The one thing we do have on our side is time. For this particular application, it is okay to make these checks as the person begins to use the service. We can reasonably wait at least 10 seconds to get the result of the detection method.

System Setup

In the setup, we consider the server, local network and client. The local network represents the client machine, a router, a local network - whichever localized networking hardware we hit first representing user’s IP. The reason for considering this will become apparent later.

No VPN diagram

In the no-VPN scenario, we see that a server connects to the local network via the internet, and then the local network connects to the client.

In the VPN scenario, we see that the server connects to the VPN first, the VPN then to the local network, and then the local network to the client.

VPN diagram

What we want to do is detect this additional hop.
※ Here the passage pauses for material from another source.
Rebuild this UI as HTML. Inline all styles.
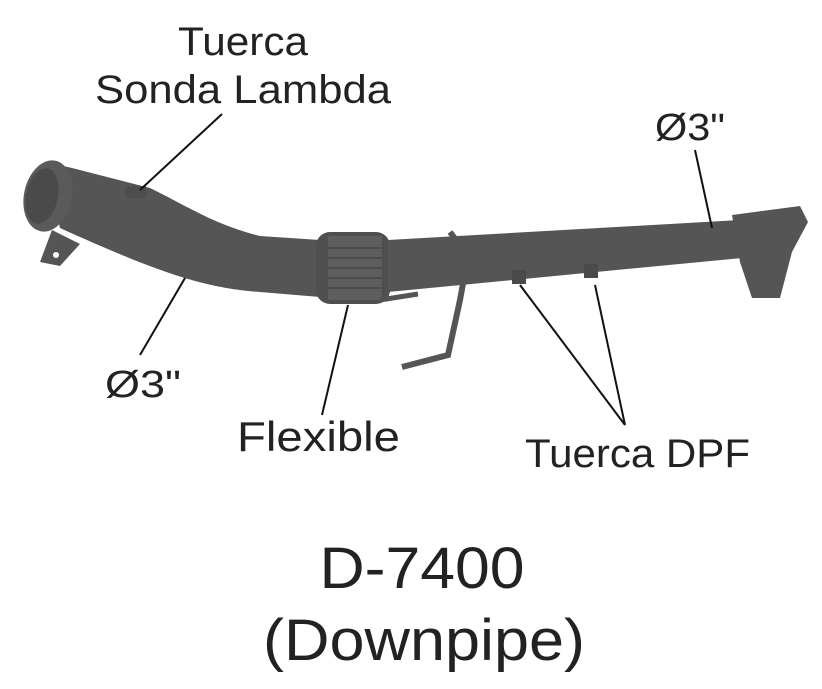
<!DOCTYPE html>
<html><head><meta charset="utf-8"><style>
html,body{margin:0;padding:0;background:#fff;}
svg{display:block;}
text{font-family:"Liberation Sans","DejaVu Sans",sans-serif;fill:#222;}
</style></head><body>
<svg width="822" height="689" viewBox="0 0 822 689" xmlns="http://www.w3.org/2000/svg">
<!-- left bracket -->
<polygon points="52,230 80,244 60,266 40,262" fill="#555"/>
<circle cx="56" cy="255" r="3" fill="#fff"/>
<!-- left pipe bending -->
<path d="M45,162 L72,168 L150,188 C185,205 215,225 260,236 L320,240 L320,297 L260,292 C210,288 170,278 60,228 Z" fill="#555"/>
<!-- left opening -->
<ellipse cx="48" cy="196" rx="24" ry="36" transform="rotate(12 48 196)" fill="#5a5a5a"/>
<ellipse cx="42" cy="196" rx="16" ry="28" transform="rotate(12 42 196)" fill="#4a4a4a"/>
<!-- lambda nut -->
<rect x="126" y="186" width="20" height="12" fill="#4d4d4d"/>
<!-- flexible -->
<rect x="316" y="232" width="74" height="72" rx="14" fill="#4f4f4f"/>
<rect x="328" y="236" width="54" height="64" fill="#5e5e5e"/>
<g stroke="#474747" stroke-width="1.5">
<line x1="328" y1="248" x2="382" y2="248"/><line x1="328" y1="258" x2="382" y2="258"/><line x1="328" y1="268" x2="382" y2="268"/><line x1="328" y1="278" x2="382" y2="278"/><line x1="328" y1="288" x2="382" y2="288"/>
</g>
<!-- right pipe -->
<path d="M388,240 L740,220 L742,258 L388,292 Z" fill="#555"/>
<!-- DPF nuts -->
<rect x="512" y="270" width="14" height="14" fill="#4a4a4a"/>
<rect x="584" y="264" width="14" height="14" fill="#4a4a4a"/>
<!-- sensor tube -->
<polyline points="450,232 468,256 460,300 448,355 402,367" fill="none" stroke="#555" stroke-width="6"/>
<polyline points="380,300 418,294" fill="none" stroke="#555" stroke-width="5"/>
<!-- right flange -->
<polygon points="732,215 800,206 808,222 792,252 780,298 752,298 740,262" fill="#555"/>
<!-- leader lines -->
<g stroke="#111" stroke-width="2" fill="none">
<line x1="222" y1="114" x2="140" y2="190"/>
<line x1="695" y1="150" x2="712" y2="228"/>
<line x1="140" y1="355" x2="185" y2="278"/>
<line x1="322" y1="415" x2="348" y2="305"/>
<line x1="625" y1="425" x2="520" y2="285"/>
<line x1="625" y1="425" x2="595" y2="285"/>
</g>
<!-- labels -->
<text x="243" y="55" font-size="40" text-anchor="middle" textLength="130" lengthAdjust="spacingAndGlyphs">Tuerca</text>
<text x="243" y="103" font-size="40" text-anchor="middle" textLength="296" lengthAdjust="spacingAndGlyphs">Sonda Lambda</text>
<text x="655" y="140" font-size="38" textLength="70" lengthAdjust="spacingAndGlyphs">Ø3"</text>
<text x="105" y="397" font-size="38" textLength="76" lengthAdjust="spacingAndGlyphs">Ø3"</text>
<text x="237" y="451" font-size="42" textLength="163" lengthAdjust="spacingAndGlyphs">Flexible</text>
<text x="525" y="467" font-size="40" textLength="225" lengthAdjust="spacingAndGlyphs">Tuerca DPF</text>
<text x="422" y="588" font-size="58" text-anchor="middle" textLength="205" lengthAdjust="spacingAndGlyphs">D-7400</text>
<text x="424" y="660" font-size="58" text-anchor="middle" textLength="322" lengthAdjust="spacingAndGlyphs">(Downpipe)</text>
</svg>
</body></html>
The VPN is specifically designed in such a way that it cannot be so easily detected, but this should in fact be the very thing that makes it detectable.

Timing

Firstly, we assume we have some mechanism to calculate the time it takes to contact the client on their IP. One way to do this could be to ping them, but actually some routers specifically block this capability - and so it is not a reliable way of detecting ping time.

What we can do on the other hand is perform a traceroute, which sends out an ICMP echo request with a TTL. This will give us a list of IPs through the backbone up until the user’s network/VPN, but perhaps not the network itself. We simply pick the last one in the list that responded to our echo request (which will be relatively close to the target) and treat this as the target’s ping time, which is our round trip time (RTT). This represents the orange arrows in the diagram.

No VPN timing diagram

Next we request some state change from the client application, and ask them to send us the result of this state change. This represents the pink arrows in the diagram. As you can see, for the non-VPn scenario this will be the sum of:

  • [A] RTT
  • [B] Local network overhead (x2 for return time)
  • [C] Time taken to perform the state change
VPN timing diagram

And for the VPN scenario, this will be:

  • [D] RTT
  • [E] VPN bouncing overhead (x2 for return time)
  • [F] Local network overhead (x2 for return time)
  • [G] Time taken to perform the state change

If we can make the assumption that local network time is minimal (which you would hope it is, even over WiFi!) and that the client state change request requires constant time, then you should be able to detect a VPN with reasonable accuracy. As a guestimate, if you’re seeing additional times of say 10ms or more - then there is a good chance that there are significant additional hops happening.

Potential Flaws

So, we made quite a few assumptions, not all of them I am particularly happy about:

  • RRT – We assume that we can retrieve the RTT, but this may not be true. A good reason this may be hard to calculate is that the client is on a mobile internet connection. One workaround for this could be to whitelist IPs on mobile internet connections, as these are unlikely locations for service abusers to use and are easily IP banned.
  • Local network – We assume that the local network does not have significant overhead, when again this may not be true. If for example a student is using this application of a large education network, perhaps the latency is significant. Also consider that in some rural areas, networks can be daisy chained to share internet from house to house to build some monstrous network infrastructure.

Next Steps

I believe the next steps will be to build out a small scale test. I would like to build it out in Java, but unfortunately Java does not support ICMP. It will likely need to be done by wrapping some Unix command…

I believe the best method to use would be to make some HTTP server and simply ask different people to connect to it via their IP and VPNs to see how it responds and tweak it. The server could simply respond with “VPN (not) detected” and they can report their results to me.